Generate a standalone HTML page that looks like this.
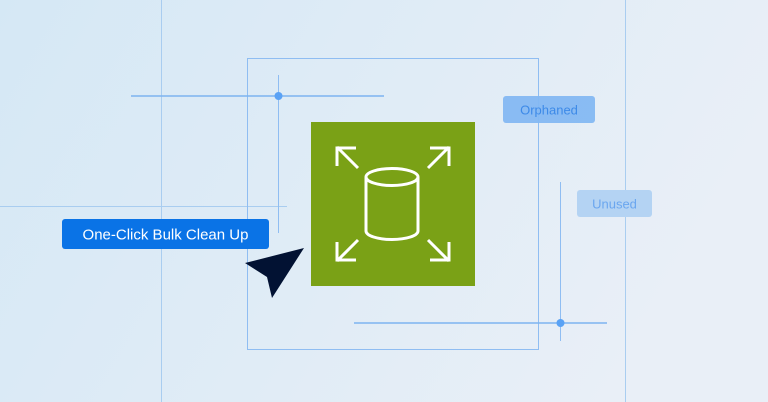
<!DOCTYPE html>
<html><head><style>
html,body{margin:0;padding:0;width:768px;height:402px;overflow:hidden}
svg{display:block}
text{font-family:"Liberation Sans",sans-serif}
</style></head><body>
<svg width="768" height="402" viewBox="0 0 768 402" xmlns="http://www.w3.org/2000/svg">
<defs><linearGradient id="bg" x1="0" y1="0" x2="1" y2="0.3">
<stop offset="0" stop-color="#d5e8f5"/><stop offset="1" stop-color="#e9eff7"/></linearGradient></defs>
<rect width="768" height="402" fill="url(#bg)"/>
<g stroke="#a9cdf0" stroke-width="1" fill="none">
<line x1="161.5" y1="0" x2="161.5" y2="402"/>
<line x1="625.5" y1="0" x2="625.5" y2="402"/>
<line x1="0" y1="206.5" x2="287" y2="206.5"/>
</g>
<g stroke="#8fbdf2" stroke-width="1" fill="none">
<rect x="247.5" y="58.5" width="291" height="291"/>
<line x1="278.5" y1="75" x2="278.5" y2="233"/>
<line x1="560.5" y1="182" x2="560.5" y2="341"/>
</g>
<g stroke="#7db3f0" stroke-width="1.5">
<line x1="131" y1="96" x2="384" y2="96"/>
<line x1="354" y1="323" x2="607" y2="323"/>
</g>
<circle cx="278.5" cy="96" r="4" fill="#5aa2f5"/>
<circle cx="560.5" cy="323" r="4" fill="#5aa2f5"/>
<rect x="503" y="96" width="92" height="27" rx="3" fill="#84b8f2" opacity="0.95"/>
<text x="549" y="114.5" text-anchor="middle" font-size="13" fill="#3d8ae8">Orphaned</text>
<rect x="577" y="190" width="75" height="27" rx="3" fill="#b4d3f3"/>
<text x="614.5" y="208.5" text-anchor="middle" font-size="13" fill="#6aa6ef">Unused</text>
<rect x="311" y="122" width="164" height="164" fill="#7aa116"/>
<g stroke="#fff" stroke-width="3" fill="none" stroke-linecap="butt">
<path d="M337 147 L358 168"/><path d="M337 166 V148 H356"/>
<path d="M449 147 L428 168"/><path d="M449 166 V148 H430"/>
<path d="M337 261 L358 240"/><path d="M337 242 V260 H356"/>
<path d="M449 261 L428 240"/><path d="M449 242 V260 H430"/>
<ellipse cx="392" cy="177" rx="26" ry="8.5"/>
<path d="M366 177 V231 A26 8.5 0 0 0 418 231 V177"/>
</g>
<rect x="62" y="219" width="207" height="30" rx="3" fill="#0a73e6"/>
<text x="165.5" y="239.5" text-anchor="middle" font-size="15" fill="#fff">One-Click Bulk Clean Up</text>
<path d="M304 248 L245 263 L267 277 L272 298 Z" fill="#021233"/>
</svg>
</body></html>
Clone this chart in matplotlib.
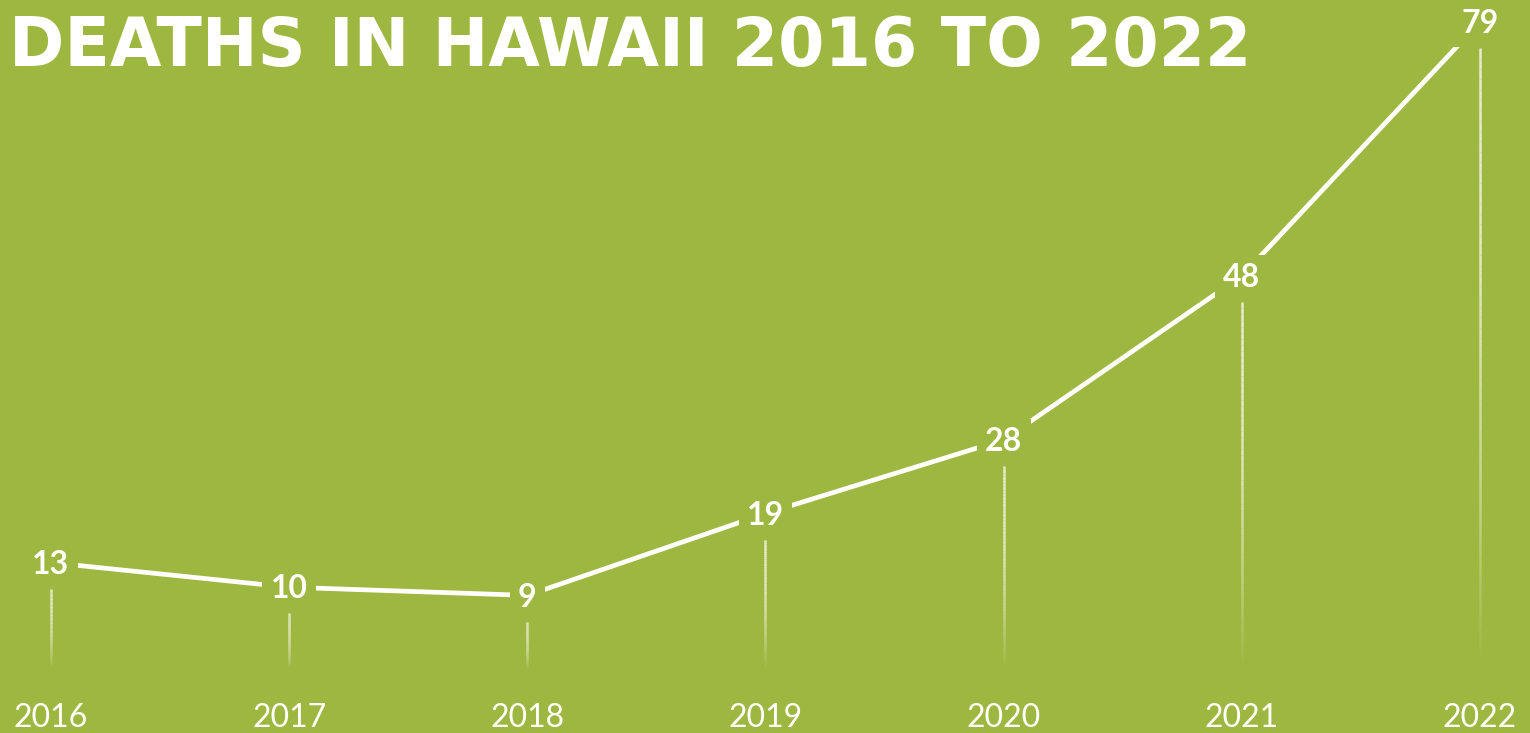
import matplotlib

matplotlib.use("Agg")
import matplotlib.pyplot as plt
import numpy as np
from matplotlib.collections import LineCollection

years = [2016, 2017, 2018, 2019, 2020, 2021, 2022]
deaths = [13, 10, 9, 19, 28, 48, 79]
title = "DEATHS IN HAWAII 2016 TO 2022"

BG = "#9eb740"

fig = plt.figure(figsize=(15.3, 7.33), dpi=100, facecolor=BG)
ax = fig.add_axes([0, 0, 1, 1])
ax.set_facecolor(BG)
ax.set_xlim(2015.786, 2022.21)
ax.set_ylim(-7.8, 81.7)
for s in ax.spines.values():
    s.set_visible(False)
ax.set_yticks([])
ax.set_xticks([])

# faded drop lines from under each label down to zero
n = 60
for x, y in zip(years, deaths):
    top = y - 3.2
    ys = np.linspace(top, 0, n + 1)
    segs = [[(x, ys[i]), (x, ys[i + 1])] for i in range(n)]
    t = np.linspace(0, 1, n)
    alpha = 0.75 * (1 - t ** 2.2)
    cols = [(1, 1, 1, a) for a in alpha]
    ax.add_collection(LineCollection(segs, colors=cols, linewidths=1.8, capstyle="butt"))

ax.plot(years, deaths, color="white", lw=3.4, solid_capstyle="butt", zorder=3)

for x, y in zip(years, deaths):
    ax.text(x, y - 0.2, str(y), ha="center", va="center", color="white",
            fontsize=23, fontweight="bold", style="normal", family="Lato", zorder=5,
            bbox=dict(boxstyle="square,pad=0.26", fc=BG, ec="none"))

for x in years:
    ax.text(x, -6.0, str(x), ha="center", va="center", color="white",
            fontsize=23, family="Lato", zorder=5)

fig.text(0.006, 0.936, title, ha="left", va="center", color="white",
         fontsize=48, fontweight="heavy", family="DejaVu Sans")

fig.savefig("out.png", facecolor=BG)
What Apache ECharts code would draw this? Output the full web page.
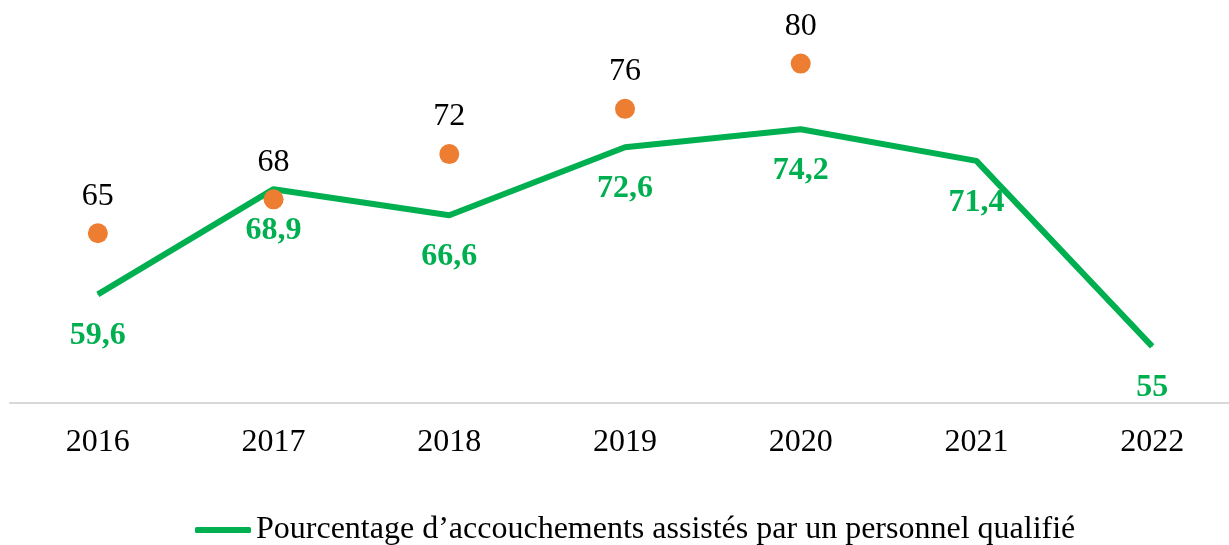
<!DOCTYPE html>
<html>
<head>
<meta charset="utf-8">
<script src="https://cdn.jsdelivr.net/npm/echarts@6/dist/echarts.min.js"></script>
<style>
  html, body { margin: 0; padding: 0; background: #fff; }
  #chart { width: 1229px; height: 545px; }
</style>
</head>
<body>
<div id="chart"></div>
<script>
const years = ["2016", "2017", "2018", "2019", "2020", "2021", "2022"];
const qualifiedBirths = [59.6, 68.9, 66.6, 72.6, 74.2, 71.4, 55];
const targets = [65, 68, 72, 76, 80, null, null];

const myChart = echarts.init(document.getElementById("chart"));
const serif = "Liberation Serif";
const lineName = "Pourcentage d’accouchements assistés par un personnel qualifié";

const option = {
    animation: false,
    textStyle: {
        fontFamily: serif
    },
    grid: {
        left: 10,
        width: 1230,
        top: 7,
        bottom: 142,
        outerBoundsMode: "none"
    },
    legend: {
        data: [{ name: lineName, icon: "roundRect" }],
        bottom: -6,
        left: 190,
        itemWidth: 56,
        itemHeight: 6,
        textStyle: {
            fontFamily: serif,
            fontSize: 32,
            color: "#000"
        }
    },
    xAxis: {
        type: "category",
        data: years,
        axisLine: {
            lineStyle: { color: "#d9d9d9", width: 2 }
        },
        axisTick: { show: false },
        axisLabel: {
            fontFamily: serif,
            fontSize: 32,
            color: "#000",
            margin: 24
        }
    },
    yAxis: {
        type: "value",
        min: 50,
        max: 85,
        show: false,
        splitLine: { show: false }
    },
    series: [{
        name: lineName,
        type: "line",
        data: qualifiedBirths,
        symbol: "circle",
        symbolSize: 1,
        showSymbol: true,
        lineStyle: { color: "#00b050", width: 6 },
        itemStyle: { color: "#00b050" },
        label: {
            show: true,
            position: "bottom",
            distance: 25,
            fontFamily: serif,
            fontSize: 32,
            fontWeight: "bold",
            color: "#00b050",
            formatter: p => String(p.value).replace(".", ",")
        },
        z: 2
    }, {
        name: "Cible",
        type: "scatter",
        data: targets,
        symbolSize: 20,
        itemStyle: { color: "#ed7d31", opacity: 1 },
        label: {
            show: true,
            position: "top",
            distance: 11,
            fontFamily: serif,
            fontSize: 32,
            color: "#000"
        },
        z: 3
    }]
};

myChart.setOption(option);
</script>
</body>
</html>
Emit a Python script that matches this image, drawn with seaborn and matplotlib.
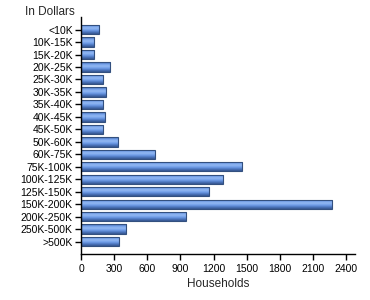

+---+

**WORK TO BE COMPLETED**
Quote everything in the listing above exactly; pictures are the only thing to omit.

**REPLY**
Generate a standalone HTML page that looks like this.
<!DOCTYPE html>
<html><head><style>
html,body{margin:0;padding:0;width:768px;height:402px;overflow:hidden}
svg{display:block}
text{font-family:"Liberation Sans",sans-serif}
</style></head><body>
<svg width="768" height="402" viewBox="0 0 768 402" xmlns="http://www.w3.org/2000/svg">
<defs><linearGradient id="bg" x1="0" y1="0" x2="1" y2="0.3">
<stop offset="0" stop-color="#d5e8f5"/><stop offset="1" stop-color="#e9eff7"/></linearGradient></defs>
<rect width="768" height="402" fill="url(#bg)"/>
<g stroke="#a9cdf0" stroke-width="1" fill="none">
<line x1="161.5" y1="0" x2="161.5" y2="402"/>
<line x1="625.5" y1="0" x2="625.5" y2="402"/>
<line x1="0" y1="206.5" x2="287" y2="206.5"/>
</g>
<g stroke="#8fbdf2" stroke-width="1" fill="none">
<rect x="247.5" y="58.5" width="291" height="291"/>
<line x1="278.5" y1="75" x2="278.5" y2="233"/>
<line x1="560.5" y1="182" x2="560.5" y2="341"/>
</g>
<g stroke="#7db3f0" stroke-width="1.5">
<line x1="131" y1="96" x2="384" y2="96"/>
<line x1="354" y1="323" x2="607" y2="323"/>
</g>
<circle cx="278.5" cy="96" r="4" fill="#5aa2f5"/>
<circle cx="560.5" cy="323" r="4" fill="#5aa2f5"/>
<rect x="503" y="96" width="92" height="27" rx="3" fill="#84b8f2" opacity="0.95"/>
<text x="549" y="114.5" text-anchor="middle" font-size="13" fill="#3d8ae8">Orphaned</text>
<rect x="577" y="190" width="75" height="27" rx="3" fill="#b4d3f3"/>
<text x="614.5" y="208.5" text-anchor="middle" font-size="13" fill="#6aa6ef">Unused</text>
<rect x="311" y="122" width="164" height="164" fill="#7aa116"/>
<g stroke="#fff" stroke-width="3" fill="none" stroke-linecap="butt">
<path d="M337 147 L358 168"/><path d="M337 166 V148 H356"/>
<path d="M449 147 L428 168"/><path d="M449 166 V148 H430"/>
<path d="M337 261 L358 240"/><path d="M337 242 V260 H356"/>
<path d="M449 261 L428 240"/><path d="M449 242 V260 H430"/>
<ellipse cx="392" cy="177" rx="26" ry="8.5"/>
<path d="M366 177 V231 A26 8.5 0 0 0 418 231 V177"/>
</g>
<rect x="62" y="219" width="207" height="30" rx="3" fill="#0a73e6"/>
<text x="165.5" y="239.5" text-anchor="middle" font-size="15" fill="#fff">One-Click Bulk Clean Up</text>
<path d="M304 248 L245 263 L267 277 L272 298 Z" fill="#021233"/>
</svg>
</body></html>
Clone this chart in matplotlib.
import matplotlib

matplotlib.use("Agg")
import matplotlib.pyplot as plt
import numpy as np
from matplotlib.collections import LineCollection

years = [2016, 2017, 2018, 2019, 2020, 2021, 2022]
deaths = [13, 10, 9, 19, 28, 48, 79]
title = "DEATHS IN HAWAII 2016 TO 2022"

BG = "#9eb740"

fig = plt.figure(figsize=(15.3, 7.33), dpi=100, facecolor=BG)
ax = fig.add_axes([0, 0, 1, 1])
ax.set_facecolor(BG)
ax.set_xlim(2015.786, 2022.21)
ax.set_ylim(-7.8, 81.7)
for s in ax.spines.values():
    s.set_visible(False)
ax.set_yticks([])
ax.set_xticks([])

# faded drop lines from under each label down to zero
n = 60
for x, y in zip(years, deaths):
    top = y - 3.2
    ys = np.linspace(top, 0, n + 1)
    segs = [[(x, ys[i]), (x, ys[i + 1])] for i in range(n)]
    t = np.linspace(0, 1, n)
    alpha = 0.75 * (1 - t ** 2.2)
    cols = [(1, 1, 1, a) for a in alpha]
    ax.add_collection(LineCollection(segs, colors=cols, linewidths=1.8, capstyle="butt"))

ax.plot(years, deaths, color="white", lw=3.4, solid_capstyle="butt", zorder=3)

for x, y in zip(years, deaths):
    ax.text(x, y - 0.2, str(y), ha="center", va="center", color="white",
            fontsize=23, fontweight="bold", style="normal", family="Lato", zorder=5,
            bbox=dict(boxstyle="square,pad=0.26", fc=BG, ec="none"))

for x in years:
    ax.text(x, -6.0, str(x), ha="center", va="center", color="white",
            fontsize=23, family="Lato", zorder=5)

fig.text(0.006, 0.936, title, ha="left", va="center", color="white",
         fontsize=48, fontweight="heavy", family="DejaVu Sans")

fig.savefig("out.png", facecolor=BG)
What Apache ECharts code would draw this? Output the full web page.
<!DOCTYPE html>
<html>
<head>
<meta charset="utf-8">
<script src="https://cdn.jsdelivr.net/npm/echarts@6/dist/echarts.min.js"></script>
<style>
  html, body { margin: 0; padding: 0; background: #fff; }
  #chart { width: 1229px; height: 545px; }
</style>
</head>
<body>
<div id="chart"></div>
<script>
const years = ["2016", "2017", "2018", "2019", "2020", "2021", "2022"];
const qualifiedBirths = [59.6, 68.9, 66.6, 72.6, 74.2, 71.4, 55];
const targets = [65, 68, 72, 76, 80, null, null];

const myChart = echarts.init(document.getElementById("chart"));
const serif = "Liberation Serif";
const lineName = "Pourcentage d’accouchements assistés par un personnel qualifié";

const option = {
    animation: false,
    textStyle: {
        fontFamily: serif
    },
    grid: {
        left: 10,
        width: 1230,
        top: 7,
        bottom: 142,
        outerBoundsMode: "none"
    },
    legend: {
        data: [{ name: lineName, icon: "roundRect" }],
        bottom: -6,
        left: 190,
        itemWidth: 56,
        itemHeight: 6,
        textStyle: {
            fontFamily: serif,
            fontSize: 32,
            color: "#000"
        }
    },
    xAxis: {
        type: "category",
        data: years,
        axisLine: {
            lineStyle: { color: "#d9d9d9", width: 2 }
        },
        axisTick: { show: false },
        axisLabel: {
            fontFamily: serif,
            fontSize: 32,
            color: "#000",
            margin: 24
        }
    },
    yAxis: {
        type: "value",
        min: 50,
        max: 85,
        show: false,
        splitLine: { show: false }
    },
    series: [{
        name: lineName,
        type: "line",
        data: qualifiedBirths,
        symbol: "circle",
        symbolSize: 1,
        showSymbol: true,
        lineStyle: { color: "#00b050", width: 6 },
        itemStyle: { color: "#00b050" },
        label: {
            show: true,
            position: "bottom",
            distance: 25,
            fontFamily: serif,
            fontSize: 32,
            fontWeight: "bold",
            color: "#00b050",
            formatter: p => String(p.value).replace(".", ",")
        },
        z: 2
    }, {
        name: "Cible",
        type: "scatter",
        data: targets,
        symbolSize: 20,
        itemStyle: { color: "#ed7d31", opacity: 1 },
        label: {
            show: true,
            position: "top",
            distance: 11,
            fontFamily: serif,
            fontSize: 32,
            color: "#000"
        },
        z: 3
    }]
};

myChart.setOption(option);
</script>
</body>
</html>
Emit a Python script that matches this image, drawn with seaborn and matplotlib.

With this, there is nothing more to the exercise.